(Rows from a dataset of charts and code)
::::::::

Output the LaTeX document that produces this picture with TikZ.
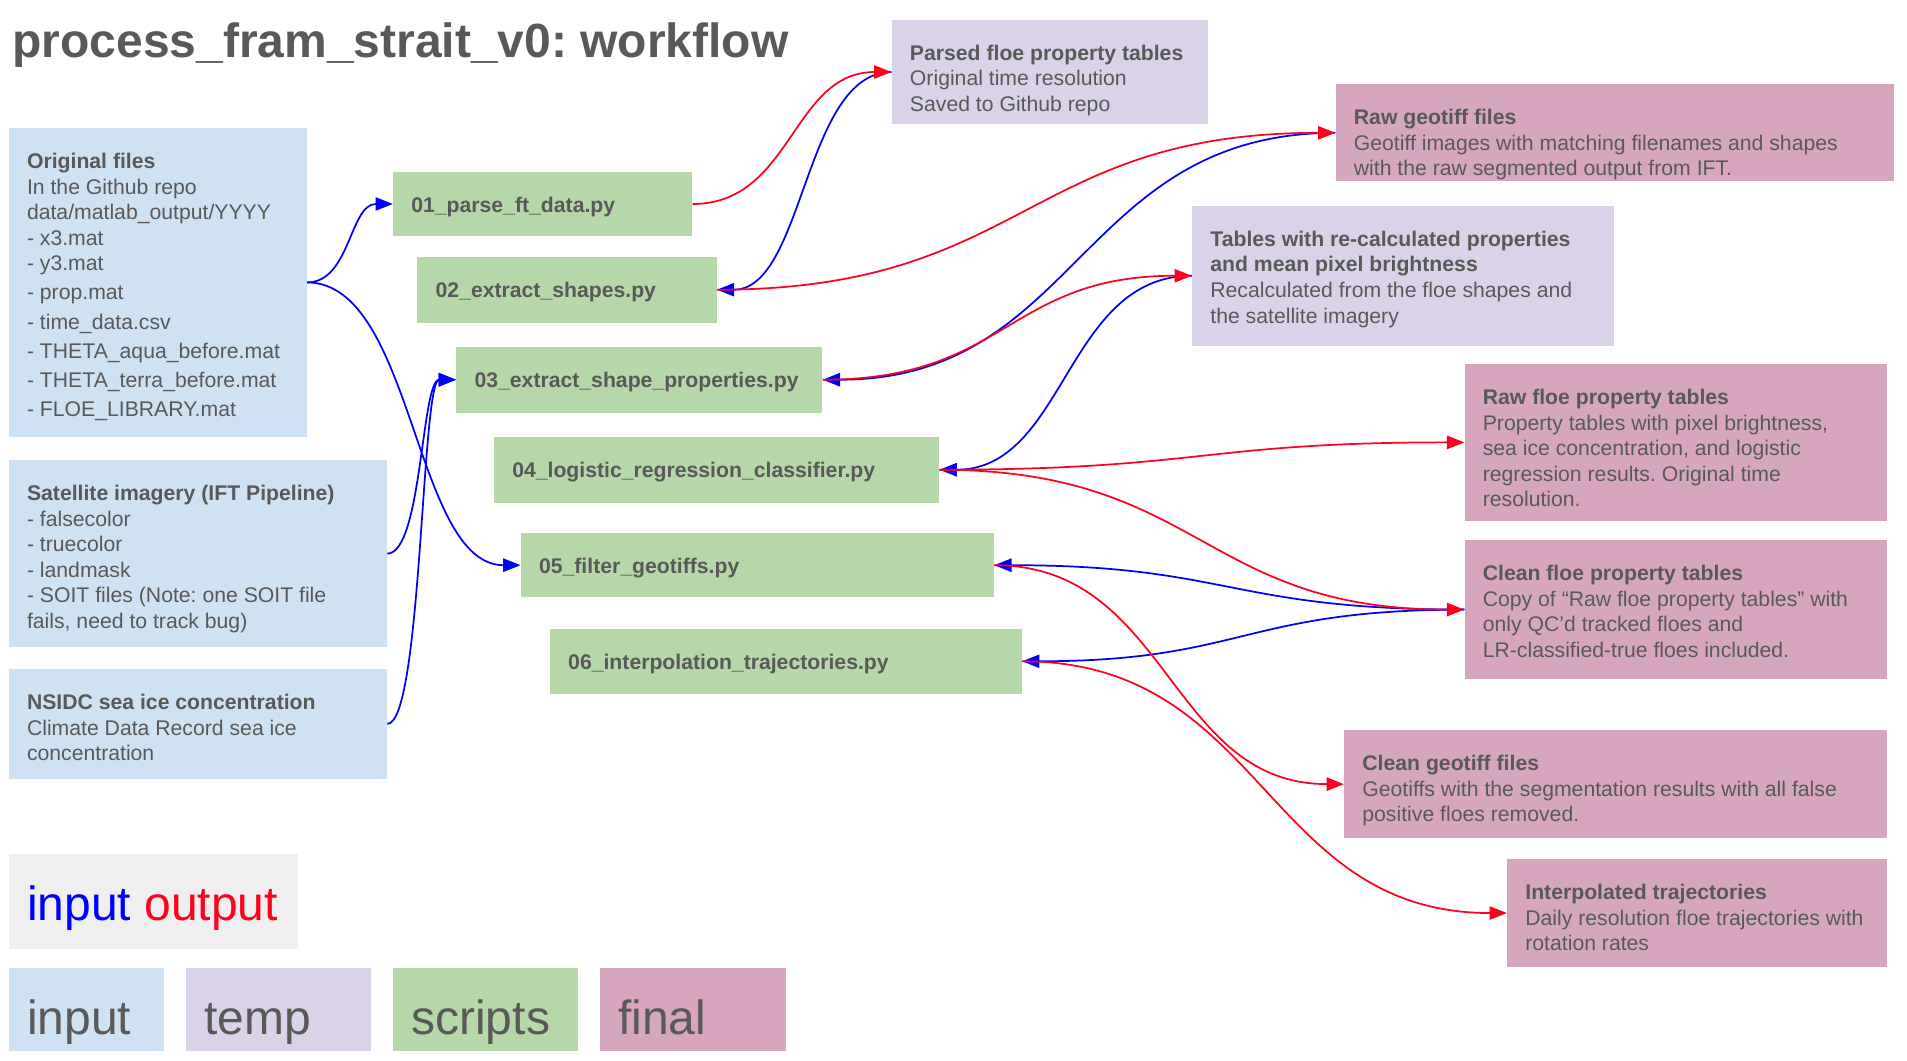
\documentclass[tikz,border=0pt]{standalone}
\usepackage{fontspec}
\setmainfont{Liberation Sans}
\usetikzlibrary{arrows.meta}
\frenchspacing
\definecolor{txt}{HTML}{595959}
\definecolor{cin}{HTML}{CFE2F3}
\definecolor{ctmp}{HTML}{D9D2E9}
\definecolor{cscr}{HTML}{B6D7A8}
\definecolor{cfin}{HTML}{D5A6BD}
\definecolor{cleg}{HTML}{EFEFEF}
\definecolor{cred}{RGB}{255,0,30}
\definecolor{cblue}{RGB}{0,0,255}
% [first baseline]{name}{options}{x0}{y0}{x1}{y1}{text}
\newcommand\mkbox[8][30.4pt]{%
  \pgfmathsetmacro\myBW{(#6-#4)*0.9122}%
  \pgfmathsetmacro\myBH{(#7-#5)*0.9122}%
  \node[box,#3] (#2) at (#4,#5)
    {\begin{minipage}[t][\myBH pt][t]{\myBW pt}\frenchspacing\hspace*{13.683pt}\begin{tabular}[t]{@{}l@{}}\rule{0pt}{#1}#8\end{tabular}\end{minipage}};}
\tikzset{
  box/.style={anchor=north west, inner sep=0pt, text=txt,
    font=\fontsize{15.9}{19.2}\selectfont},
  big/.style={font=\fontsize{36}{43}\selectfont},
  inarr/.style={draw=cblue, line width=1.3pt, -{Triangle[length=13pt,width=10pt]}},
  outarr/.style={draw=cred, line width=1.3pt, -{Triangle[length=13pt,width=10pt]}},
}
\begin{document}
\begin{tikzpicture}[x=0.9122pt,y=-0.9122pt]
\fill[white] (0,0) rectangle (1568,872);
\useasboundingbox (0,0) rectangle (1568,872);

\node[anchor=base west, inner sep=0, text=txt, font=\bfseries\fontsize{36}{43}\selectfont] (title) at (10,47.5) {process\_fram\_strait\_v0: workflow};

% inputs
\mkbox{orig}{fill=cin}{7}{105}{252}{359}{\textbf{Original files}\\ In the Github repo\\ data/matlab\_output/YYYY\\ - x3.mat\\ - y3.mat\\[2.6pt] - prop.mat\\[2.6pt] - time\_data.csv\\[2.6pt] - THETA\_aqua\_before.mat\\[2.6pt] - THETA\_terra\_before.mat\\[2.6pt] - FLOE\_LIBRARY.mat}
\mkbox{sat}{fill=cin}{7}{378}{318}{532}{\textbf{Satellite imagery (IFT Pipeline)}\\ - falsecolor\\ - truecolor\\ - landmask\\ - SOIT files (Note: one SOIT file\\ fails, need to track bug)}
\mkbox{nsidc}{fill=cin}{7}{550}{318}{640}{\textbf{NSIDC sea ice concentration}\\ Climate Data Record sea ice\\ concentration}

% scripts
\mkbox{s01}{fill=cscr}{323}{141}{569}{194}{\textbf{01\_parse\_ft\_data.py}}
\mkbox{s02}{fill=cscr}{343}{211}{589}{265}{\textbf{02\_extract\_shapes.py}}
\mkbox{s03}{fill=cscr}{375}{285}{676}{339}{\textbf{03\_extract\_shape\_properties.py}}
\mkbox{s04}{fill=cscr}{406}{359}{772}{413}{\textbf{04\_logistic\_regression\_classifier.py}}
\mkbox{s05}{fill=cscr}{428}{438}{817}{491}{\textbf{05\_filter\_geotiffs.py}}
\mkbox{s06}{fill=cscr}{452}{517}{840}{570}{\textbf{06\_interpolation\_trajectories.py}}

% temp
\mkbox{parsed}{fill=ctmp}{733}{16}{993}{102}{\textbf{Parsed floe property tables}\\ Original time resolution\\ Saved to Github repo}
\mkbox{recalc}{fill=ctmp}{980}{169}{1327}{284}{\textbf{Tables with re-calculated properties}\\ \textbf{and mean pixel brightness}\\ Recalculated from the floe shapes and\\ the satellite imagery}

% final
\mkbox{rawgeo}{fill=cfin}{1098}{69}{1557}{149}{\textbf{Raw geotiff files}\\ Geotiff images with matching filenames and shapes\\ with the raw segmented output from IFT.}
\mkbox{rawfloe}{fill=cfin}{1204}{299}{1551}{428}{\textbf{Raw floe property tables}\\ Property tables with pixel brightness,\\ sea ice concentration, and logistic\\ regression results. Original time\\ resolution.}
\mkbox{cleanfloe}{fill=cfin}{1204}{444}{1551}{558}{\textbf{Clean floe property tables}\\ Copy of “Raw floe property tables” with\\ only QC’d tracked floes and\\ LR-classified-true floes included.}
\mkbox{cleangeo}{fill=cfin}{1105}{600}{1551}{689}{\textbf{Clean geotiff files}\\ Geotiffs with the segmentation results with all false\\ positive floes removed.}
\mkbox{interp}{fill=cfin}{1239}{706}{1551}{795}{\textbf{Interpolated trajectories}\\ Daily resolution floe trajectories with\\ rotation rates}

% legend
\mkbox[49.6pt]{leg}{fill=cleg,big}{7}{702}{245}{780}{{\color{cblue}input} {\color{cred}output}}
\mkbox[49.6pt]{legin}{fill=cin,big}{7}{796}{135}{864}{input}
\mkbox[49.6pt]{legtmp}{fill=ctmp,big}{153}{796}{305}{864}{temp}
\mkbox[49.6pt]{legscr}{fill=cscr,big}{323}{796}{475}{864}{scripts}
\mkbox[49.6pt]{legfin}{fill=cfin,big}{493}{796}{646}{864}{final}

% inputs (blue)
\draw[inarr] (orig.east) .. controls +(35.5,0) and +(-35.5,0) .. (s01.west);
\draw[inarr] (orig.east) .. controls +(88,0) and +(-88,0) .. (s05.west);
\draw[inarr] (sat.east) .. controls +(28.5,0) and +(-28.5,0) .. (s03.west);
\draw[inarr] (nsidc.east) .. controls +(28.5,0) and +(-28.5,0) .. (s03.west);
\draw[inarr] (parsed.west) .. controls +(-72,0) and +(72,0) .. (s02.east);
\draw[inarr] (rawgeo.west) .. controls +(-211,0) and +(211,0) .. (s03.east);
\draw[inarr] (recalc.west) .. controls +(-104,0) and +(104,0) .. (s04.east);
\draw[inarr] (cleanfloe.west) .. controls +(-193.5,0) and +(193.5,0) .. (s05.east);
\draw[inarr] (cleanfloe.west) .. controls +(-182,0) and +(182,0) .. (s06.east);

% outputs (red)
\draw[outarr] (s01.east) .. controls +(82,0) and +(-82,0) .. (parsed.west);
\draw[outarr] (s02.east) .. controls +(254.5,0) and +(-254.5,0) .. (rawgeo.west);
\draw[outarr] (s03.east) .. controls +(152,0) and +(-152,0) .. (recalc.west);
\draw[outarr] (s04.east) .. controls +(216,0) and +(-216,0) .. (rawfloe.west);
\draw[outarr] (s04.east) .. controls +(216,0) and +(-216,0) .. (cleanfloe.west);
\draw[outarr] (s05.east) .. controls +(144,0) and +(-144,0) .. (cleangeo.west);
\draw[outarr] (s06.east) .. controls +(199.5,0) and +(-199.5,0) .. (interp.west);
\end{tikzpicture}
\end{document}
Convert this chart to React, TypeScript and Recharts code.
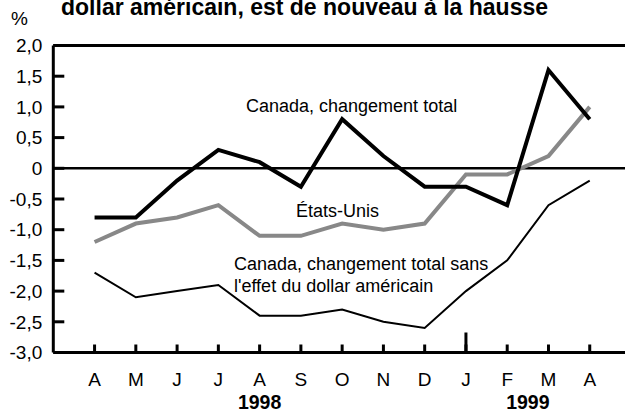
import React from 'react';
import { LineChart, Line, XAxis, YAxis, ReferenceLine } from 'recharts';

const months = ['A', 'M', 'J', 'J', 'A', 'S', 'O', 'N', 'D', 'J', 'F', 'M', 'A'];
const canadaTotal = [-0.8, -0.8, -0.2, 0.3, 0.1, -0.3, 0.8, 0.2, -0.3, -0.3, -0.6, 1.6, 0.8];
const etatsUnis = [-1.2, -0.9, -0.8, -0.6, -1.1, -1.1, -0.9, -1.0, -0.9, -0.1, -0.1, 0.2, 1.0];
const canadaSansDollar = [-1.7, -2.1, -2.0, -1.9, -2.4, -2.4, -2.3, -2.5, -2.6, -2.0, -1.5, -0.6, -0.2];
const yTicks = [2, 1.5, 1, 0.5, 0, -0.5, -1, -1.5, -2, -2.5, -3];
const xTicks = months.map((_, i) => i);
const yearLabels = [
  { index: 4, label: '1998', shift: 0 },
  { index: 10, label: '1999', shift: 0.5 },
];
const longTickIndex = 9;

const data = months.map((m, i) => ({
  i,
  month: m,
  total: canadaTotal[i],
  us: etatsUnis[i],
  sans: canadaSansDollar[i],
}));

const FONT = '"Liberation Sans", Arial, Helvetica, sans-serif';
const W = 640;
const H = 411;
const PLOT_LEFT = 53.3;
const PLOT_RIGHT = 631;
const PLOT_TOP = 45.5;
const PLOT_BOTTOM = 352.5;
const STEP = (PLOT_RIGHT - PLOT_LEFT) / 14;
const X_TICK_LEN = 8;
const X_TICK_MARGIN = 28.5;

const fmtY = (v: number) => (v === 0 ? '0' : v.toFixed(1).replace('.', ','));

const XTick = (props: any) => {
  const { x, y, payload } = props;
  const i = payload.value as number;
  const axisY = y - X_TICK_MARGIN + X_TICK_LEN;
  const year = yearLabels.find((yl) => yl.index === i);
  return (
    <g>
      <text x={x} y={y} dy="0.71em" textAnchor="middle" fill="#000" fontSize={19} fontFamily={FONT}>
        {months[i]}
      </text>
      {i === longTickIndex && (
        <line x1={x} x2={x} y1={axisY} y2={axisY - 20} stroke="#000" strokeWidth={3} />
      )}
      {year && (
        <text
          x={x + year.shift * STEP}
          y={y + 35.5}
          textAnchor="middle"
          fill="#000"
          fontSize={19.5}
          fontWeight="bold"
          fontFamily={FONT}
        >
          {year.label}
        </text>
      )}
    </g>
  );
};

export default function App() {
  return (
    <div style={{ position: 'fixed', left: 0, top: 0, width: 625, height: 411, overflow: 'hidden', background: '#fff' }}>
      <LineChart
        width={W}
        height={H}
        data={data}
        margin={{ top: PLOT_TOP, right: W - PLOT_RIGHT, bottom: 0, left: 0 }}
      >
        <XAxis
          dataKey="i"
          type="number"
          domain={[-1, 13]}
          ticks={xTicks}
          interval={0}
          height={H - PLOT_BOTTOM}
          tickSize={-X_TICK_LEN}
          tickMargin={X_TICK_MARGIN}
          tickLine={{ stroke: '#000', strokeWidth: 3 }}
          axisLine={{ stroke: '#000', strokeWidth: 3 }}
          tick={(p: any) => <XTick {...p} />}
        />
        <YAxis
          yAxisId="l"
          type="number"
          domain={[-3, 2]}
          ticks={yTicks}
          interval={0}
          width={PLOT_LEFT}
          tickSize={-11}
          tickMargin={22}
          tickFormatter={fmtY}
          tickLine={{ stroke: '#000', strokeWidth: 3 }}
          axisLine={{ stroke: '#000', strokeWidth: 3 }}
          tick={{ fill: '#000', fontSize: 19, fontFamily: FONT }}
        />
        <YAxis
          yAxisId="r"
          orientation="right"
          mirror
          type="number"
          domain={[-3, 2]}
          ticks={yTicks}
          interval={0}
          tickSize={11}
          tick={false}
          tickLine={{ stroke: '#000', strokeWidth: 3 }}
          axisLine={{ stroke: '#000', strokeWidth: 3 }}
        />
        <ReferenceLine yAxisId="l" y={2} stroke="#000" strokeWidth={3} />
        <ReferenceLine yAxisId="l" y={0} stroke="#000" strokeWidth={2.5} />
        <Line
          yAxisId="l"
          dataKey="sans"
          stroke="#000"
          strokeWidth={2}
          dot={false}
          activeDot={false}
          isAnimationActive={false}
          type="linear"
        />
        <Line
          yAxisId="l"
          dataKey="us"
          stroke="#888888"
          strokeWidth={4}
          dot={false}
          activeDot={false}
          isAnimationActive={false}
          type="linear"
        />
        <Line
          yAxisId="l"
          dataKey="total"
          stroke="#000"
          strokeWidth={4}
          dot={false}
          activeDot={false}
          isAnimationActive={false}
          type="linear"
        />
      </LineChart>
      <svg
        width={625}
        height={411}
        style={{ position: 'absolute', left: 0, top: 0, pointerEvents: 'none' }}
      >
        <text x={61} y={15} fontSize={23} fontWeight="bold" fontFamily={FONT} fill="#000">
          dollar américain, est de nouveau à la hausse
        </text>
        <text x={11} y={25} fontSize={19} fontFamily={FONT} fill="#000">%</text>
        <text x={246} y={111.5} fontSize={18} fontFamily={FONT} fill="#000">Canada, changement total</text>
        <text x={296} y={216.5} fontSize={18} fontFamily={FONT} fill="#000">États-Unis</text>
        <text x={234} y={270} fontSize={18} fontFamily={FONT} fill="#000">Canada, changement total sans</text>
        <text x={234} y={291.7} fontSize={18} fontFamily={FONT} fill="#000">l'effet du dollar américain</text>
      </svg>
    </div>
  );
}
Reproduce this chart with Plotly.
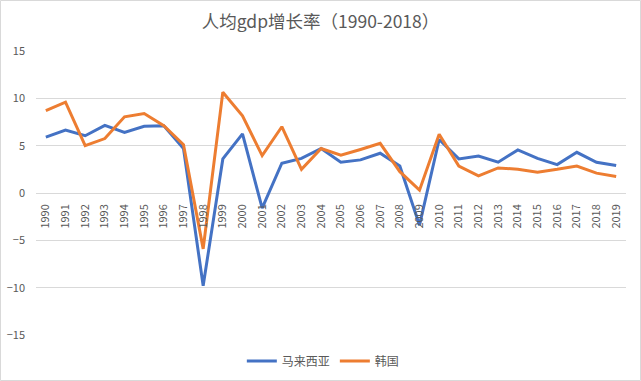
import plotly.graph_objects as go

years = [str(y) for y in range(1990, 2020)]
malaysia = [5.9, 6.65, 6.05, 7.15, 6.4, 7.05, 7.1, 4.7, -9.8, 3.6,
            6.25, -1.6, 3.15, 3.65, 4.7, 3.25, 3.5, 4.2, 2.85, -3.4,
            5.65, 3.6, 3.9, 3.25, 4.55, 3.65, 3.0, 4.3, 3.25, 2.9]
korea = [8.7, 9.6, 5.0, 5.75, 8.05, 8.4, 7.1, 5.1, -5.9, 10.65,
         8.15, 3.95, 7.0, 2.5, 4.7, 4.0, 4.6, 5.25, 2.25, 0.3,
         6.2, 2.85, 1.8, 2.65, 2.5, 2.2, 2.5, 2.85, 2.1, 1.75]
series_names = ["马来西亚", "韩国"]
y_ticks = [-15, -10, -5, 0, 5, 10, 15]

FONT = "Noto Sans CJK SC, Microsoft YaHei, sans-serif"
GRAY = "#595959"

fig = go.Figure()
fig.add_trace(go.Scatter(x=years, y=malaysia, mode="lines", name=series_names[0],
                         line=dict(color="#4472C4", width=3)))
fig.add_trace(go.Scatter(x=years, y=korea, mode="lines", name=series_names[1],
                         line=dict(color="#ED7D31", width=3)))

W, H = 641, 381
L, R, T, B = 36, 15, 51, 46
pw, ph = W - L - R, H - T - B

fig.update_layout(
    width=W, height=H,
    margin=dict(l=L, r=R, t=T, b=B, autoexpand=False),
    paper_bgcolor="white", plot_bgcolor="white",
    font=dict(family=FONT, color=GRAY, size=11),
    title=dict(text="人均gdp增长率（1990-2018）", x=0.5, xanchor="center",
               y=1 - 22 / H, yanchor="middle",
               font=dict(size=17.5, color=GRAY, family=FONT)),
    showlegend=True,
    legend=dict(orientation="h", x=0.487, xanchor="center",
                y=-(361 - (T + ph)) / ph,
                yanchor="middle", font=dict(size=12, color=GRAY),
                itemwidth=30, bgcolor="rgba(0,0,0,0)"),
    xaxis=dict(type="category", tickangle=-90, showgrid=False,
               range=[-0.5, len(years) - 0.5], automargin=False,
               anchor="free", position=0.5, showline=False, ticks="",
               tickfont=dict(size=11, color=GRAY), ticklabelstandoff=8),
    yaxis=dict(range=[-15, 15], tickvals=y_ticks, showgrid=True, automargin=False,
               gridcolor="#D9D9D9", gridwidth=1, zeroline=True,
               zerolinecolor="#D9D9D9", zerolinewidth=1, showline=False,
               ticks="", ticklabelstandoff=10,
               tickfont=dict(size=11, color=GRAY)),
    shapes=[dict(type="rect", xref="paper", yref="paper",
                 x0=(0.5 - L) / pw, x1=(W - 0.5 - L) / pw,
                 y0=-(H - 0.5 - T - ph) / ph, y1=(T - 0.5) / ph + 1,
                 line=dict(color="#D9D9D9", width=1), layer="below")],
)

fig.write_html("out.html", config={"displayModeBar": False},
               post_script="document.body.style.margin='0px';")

::::::::

From the records above, extract the lines from the one holding "Reproduce this chart with Plotly." through the one holding "import plotly.graph_objects as go", word for word; omit the pictures.

Reproduce this chart with Plotly.
import plotly.graph_objects as go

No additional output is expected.